Pendant l’époque stalinienne, le gouvernement russe désireux de faire rentrer des devises, a mis en vente de très belles pièces, comme par exemple la pendule exécutée par Fabergé pour le 25e anniversaire de mariage d’Alexandre III et de Maria Feodorovna. C’est pendant cette période, de 1923 à 1929, que pratiquement tous les objets qui se trouvent actuellement hors de Russie, et cela se chiffre en centaines de tonnes d’orfèvrerie, ont pu sortir.
Sans rentrer dans la polémique, on peut s’étonner, dans la mesure où c’est le gouvernement russe de l’époque qui les avait bradés, de la légitimité de la demande du gouvernement actuel qui réclame ces pièces de très grande valeur en « incitant » de généreux « sponsors » à les acquérir pour les ramener dans la Mère Patrie ! Ce fut par exemple le cas pour les œufs de Fabergé de la collection Forbes.

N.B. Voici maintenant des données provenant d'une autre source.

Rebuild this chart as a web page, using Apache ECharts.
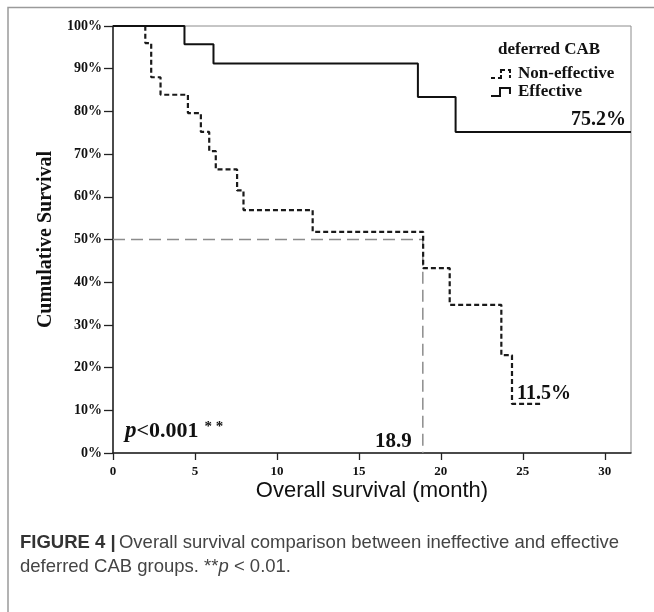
<!DOCTYPE html>
<html>
<head>
<meta charset="utf-8">
<script src="https://cdn.jsdelivr.net/npm/echarts@6/dist/echarts.min.js"></script>
<style>
html,body{margin:0;padding:0;background:#fff;}
#chart{width:654px;height:612px;}
</style>
</head>
<body>
<div id="chart"></div>
<script>
// ---- data ----
const seriesNames = ['Non-effective', 'Effective'];
// Kaplan-Meier step points: months, cumulative survival (%)
const nonEffMonths = [0, 1.97, 2.33, 2.9, 4.57, 5.36, 5.87, 6.27, 7.57, 7.96, 12.18, 18.92, 20.54, 23.69, 24.34, 26.16];
const nonEffSurv   = [100, 96.0, 88.0, 83.9, 79.6, 75.2, 70.7, 66.4, 61.5, 56.9, 51.8, 43.3, 34.7, 22.9, 11.5, 11.5];
const effMonths = [0, 4.36, 6.13, 18.6, 20.9, 31.6];
const effSurv   = [100, 95.7, 91.2, 83.4, 75.2, 75.2];
// median survival reference
const medianMonth = 18.9;
const medianSurv = 50;
// axis ticks
const xTicks = [0, 5, 10, 15, 20, 25, 30];
const yTicks = [0, 10, 20, 30, 40, 50, 60, 70, 80, 90, 100];
const xMax = 31.6;
// annotations
const effFinalLabel = '75.2%';
const nonEffFinalLabel = '11.5%';
const medianLabel = '18.9';

const pairs = (xs, ys) => xs.map((x, i) => [x, ys[i]]);

const serif = "'Liberation Serif', 'Times New Roman', serif";
const sans = "'Liberation Sans', Arial, sans-serif";
const chart = echarts.init(document.getElementById('chart'));

const option = {
  backgroundColor: '#ffffff',
  animation: false,
  grid: { left: 113, right: 23, top: 26, bottom: 159, show: true, borderColor: '#8c8c8c', borderWidth: 1 },
  xAxis: {
    type: 'value', min: 0, max: xMax,
    axisLine: { show: true, onZero: false, lineStyle: { color: '#222', width: 1.5 } },
    axisTick: { show: true, customValues: xTicks, length: 7, lineStyle: { color: '#222', width: 1.3 } },
    axisLabel: { customValues: xTicks, margin: 12, color: '#111', fontFamily: serif, fontWeight: 'bold', fontSize: 13 },
    splitLine: { show: false },
    name: 'Overall survival (month)', nameLocation: 'middle', nameGap: 38, nameMoveOverlap: false,
    nameTextStyle: { fontFamily: sans, fontSize: 22, color: '#111', verticalAlign: 'middle' }
  },
  yAxis: {
    type: 'value', min: 0, max: 100, interval: 10,
    axisLine: { show: true, lineStyle: { color: '#222', width: 1.5 } },
    axisTick: { show: true, customValues: yTicks, length: 9, lineStyle: { color: '#222', width: 1.3 } },
    axisLabel: { customValues: yTicks, formatter: '{value}%', margin: 11, color: '#111', fontFamily: serif, fontWeight: 'bold', fontSize: 14 },
    splitLine: { show: false },
    name: 'Cumulative Survival', nameLocation: 'middle', nameGap: 57, nameRotate: 90,
    nameTextStyle: { fontFamily: serif, fontWeight: 'bold', fontSize: 20, color: '#111' }
  },
  legend: {
    orient: 'vertical', left: 485, top: 60, itemWidth: 25, itemHeight: 8, itemGap: 0,
    selectedMode: false,
    textStyle: { fontFamily: serif, fontWeight: 'bold', fontSize: 17, color: '#111', lineHeight: 18, padding: [0, 0, 0, -3] },
    data: [
      { name: seriesNames[0], icon: 'path://M0,8 L4,8 M7,8 L10,8 L10,5 M10,3 L10,0 L14,0 M17,0 L19,0 L19,3 M19,5 L19,8 M25,8 L25,8.01',
        itemStyle: { color: 'transparent', borderColor: '#111', borderWidth: 2 } },
      { name: seriesNames[1], icon: 'path://M0,8 L9,8 L9,0 L19,0 L19,6 M25,8 L25,8.01',
        itemStyle: { color: 'transparent', borderColor: '#111', borderWidth: 2 } }
    ]
  },
  series: [
    {
      name: 'median', type: 'line', silent: true, symbol: 'none', z: 1,
      data: [[0, medianSurv], [medianMonth, medianSurv], [medianMonth, 0]],
      lineStyle: { color: '#8c8c8c', width: 1.5, type: [12, 6] }
    },
    {
      name: seriesNames[0], type: 'line', step: 'end', symbol: 'none', z: 3,
      data: pairs(nonEffMonths, nonEffSurv),
      lineStyle: { color: '#1a1a1a', width: 2.2, type: [5, 3] }
    },
    {
      name: seriesNames[1], type: 'line', step: 'end', symbol: 'none', z: 4,
      data: pairs(effMonths, effSurv),
      lineStyle: { color: '#111', width: 2 }
    }
  ],
  graphic: [
    // outer figure frame
    { type: 'polyline', silent: true, shape: { points: [[8, 612], [8, 7.5], [654, 7.5]] },
      style: { stroke: '#9a9a9a', lineWidth: 1.5, fill: null } },
    { type: 'text', left: 498, top: 41, style: { text: 'deferred CAB', fontFamily: serif, fontWeight: 'bold', fontSize: 17, fill: '#111' } },
    { type: 'text', right: 28, top: 110, style: { text: effFinalLabel, fontFamily: serif, fontWeight: 'bold', fontSize: 20, fill: '#111' } },
    { type: 'text', left: 517, top: 384, style: { text: nonEffFinalLabel, fontFamily: serif, fontWeight: 'bold', fontSize: 20, fill: '#111' } },
    { type: 'text', left: 375, top: 431, style: { text: medianLabel, fontFamily: serif, fontWeight: 'bold', fontSize: 21, fill: '#111' } },
    { type: 'text', left: 125, top: 420, style: {
        text: '{p|p}{n|<0.001}{s|* *}',
        rich: {
          p: { fontFamily: serif, fontStyle: 'italic', fontWeight: 'bold', fontSize: 23, fill: '#111' },
          n: { fontFamily: serif, fontWeight: 'bold', fontSize: 22, fill: '#111' },
          s: { fontFamily: serif, fontWeight: 'bold', fontSize: 15, fill: '#111', verticalAlign: 'top', padding: [0, 0, 8, 6] }
        } } },
    { type: 'text', left: 20, top: 531, style: {
        text: '{b|FIGURE 4 |} {r|Overall survival comparison between ineffective and effective}\n{r|deferred CAB groups. **}{i|p}{r| < 0.01.}',
        lineHeight: 24,
        rich: {
          b: { fontFamily: sans, fontWeight: 'bold', fontSize: 18.5, fill: '#333', lineHeight: 24 },
          r: { fontFamily: sans, fontSize: 18.5, fill: '#444', lineHeight: 24 },
          i: { fontFamily: sans, fontStyle: 'italic', fontSize: 18.5, fill: '#444', lineHeight: 24 }
        } } }
  ]
};
chart.setOption(option);
</script>
</body>
</html>
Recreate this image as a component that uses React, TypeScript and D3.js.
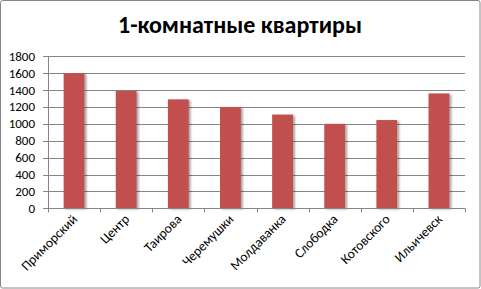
import React from "react";
import * as d3 from "d3";

const title = "1-комнатные квартиры";
const categories = ["Приморский", "Центр", "Таирова", "Черемушки", "Молдаванка", "Слободка", "Котовского", "Ильичевск"];
const values = [1600, 1390, 1290, 1200, 1110, 1000, 1045, 1360];
const yTicks = [0, 200, 400, 600, 800, 1000, 1200, 1400, 1600, 1800];

const W = 481, H = 289;
const left = 48, right = 465, top = 56.3, bottom = 208.3;
const grid = "#868686";
const font = "Carlito, Calibri, 'Liberation Sans', Arial, sans-serif";

export default function App() {
  const x = d3.scaleBand<string>().domain(categories).range([left, right]).paddingInner(0.6).paddingOuter(0.3);
  const xb = d3.scaleBand<string>().domain(categories).range([left, right]);
  const y = d3.scaleLinear().domain([0, 1800]).range([bottom, top]);
  return (
    <svg width={W} height={H} style={{ position: "absolute", left: 0, top: 0 }}>
      <defs>
        <filter id="sh" x="-30%" y="-10%" width="160%" height="120%">
          <feGaussianBlur in="SourceAlpha" stdDeviation="1.2" />
          <feOffset dx="1.5" dy="1" result="b" />
          <feComponentTransfer><feFuncA type="linear" slope="0.35" /></feComponentTransfer>
          <feMerge><feMergeNode /><feMergeNode in="SourceGraphic" /></feMerge>
        </filter>
      </defs>
      <rect x={0.5} y={0.5} width={W - 1.5} height={H - 1.5} fill="#fff" stroke={grid} strokeWidth={1} rx={2} />
      <text x={240} y={33} textAnchor="middle" fontFamily={font} fontWeight="bold" fontSize={24} fill="#000">{title}</text>
      {yTicks.map((t) => (
        <g key={t}>
          <line x1={left - 5} x2={t === 0 ? left : right} y1={Math.round(y(t)) + 0.5} y2={Math.round(y(t)) + 0.5} stroke={grid} strokeWidth={1} />
          <text x={35} y={y(t) + 4.5} textAnchor="end" fontFamily={font} fontSize={13} fill="#000">{t}</text>
        </g>
      ))}
      <line x1={left + 0.5} x2={left + 0.5} y1={top} y2={bottom} stroke={grid} />
      {categories.map((c, i) => (
        <rect key={c} x={x(c)} y={y(values[i])} width={x.bandwidth()} height={bottom - y(values[i])} fill="#C0504D" filter="url(#sh)" />
      ))}
      <line x1={left} x2={right} y1={Math.round(bottom) + 0.5} y2={Math.round(bottom) + 0.5} stroke={grid} />
      {[...categories.map((c) => xb(c)!), right].map((v, i) => (
        <line key={i} x1={Math.round(v) + 0.5} x2={Math.round(v) + 0.5} y1={bottom} y2={bottom + 4} stroke={grid} />
      ))}
      {categories.map((c) => {
        const cx = xb(c)! + xb.bandwidth() / 2 + 4;
        return (
          <text key={c} transform={`translate(${cx},${220}) rotate(-45)`} textAnchor="end" fontFamily={font} fontSize={13.5} fill="#000">{c}</text>
        );
      })}
    </svg>
  );
}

Cela étant, pour aborder le sujet de la valeur actuelle de ces objets, on remarque qu’en l’espace d’une dizaine d’années avec l’enrichissement d’une certaine classe en Russie, la grande majorité des acheteurs est russe, que ceux-ci ont des moyens financiers considérables, et donc que la plupart des ventes atteignent aujourd’hui des niveaux hors de notre portée ! Il faut bien comprendre que les 4/5e des chefs-d’œuvre de l’art russe ont été nationalisés, qu’ils se trouvent aujourd’hui dans les musées et que le manque de pièces disponibles sur le marché intérieur, oblige les nouveaux collectionneurs russes à se tourner vers l’étranger.
Pour vous donner une idée de l’évolution des prix en l’espace de 6 ans : en 2000, la vente annuelle d’art russe chez Sotheby’s avait rapporté presque 6 millions d’euros, fin novembre 2006 (avant une importante vente) on en était à 82,8 millions, et les proportions sont similaires chez les autres marchands.
On peut parfois voir sur le marché interne russe des objets pillés pendant la Révolution, (ils ne sont que rarement sortis du pays et on suppose qu’ils sont encore dans les familles qui les ont récupérés) mais attention aux copies fabriquées à partir d’éléments originaux ou même entièrement contrefaites et qui depuis la flambée des prix envahissent le marché.
Pour terminer, on signalera quelques experts et salles de vente : Christie’s et Sotheby’s ( Londres, New-York), Stockholms Auktionsverk ( Suède) . En France Tajan, Coutau- Bégarie, Lombrail- Teucquam, organisent plusieurs fois par an des ventes spécialisées.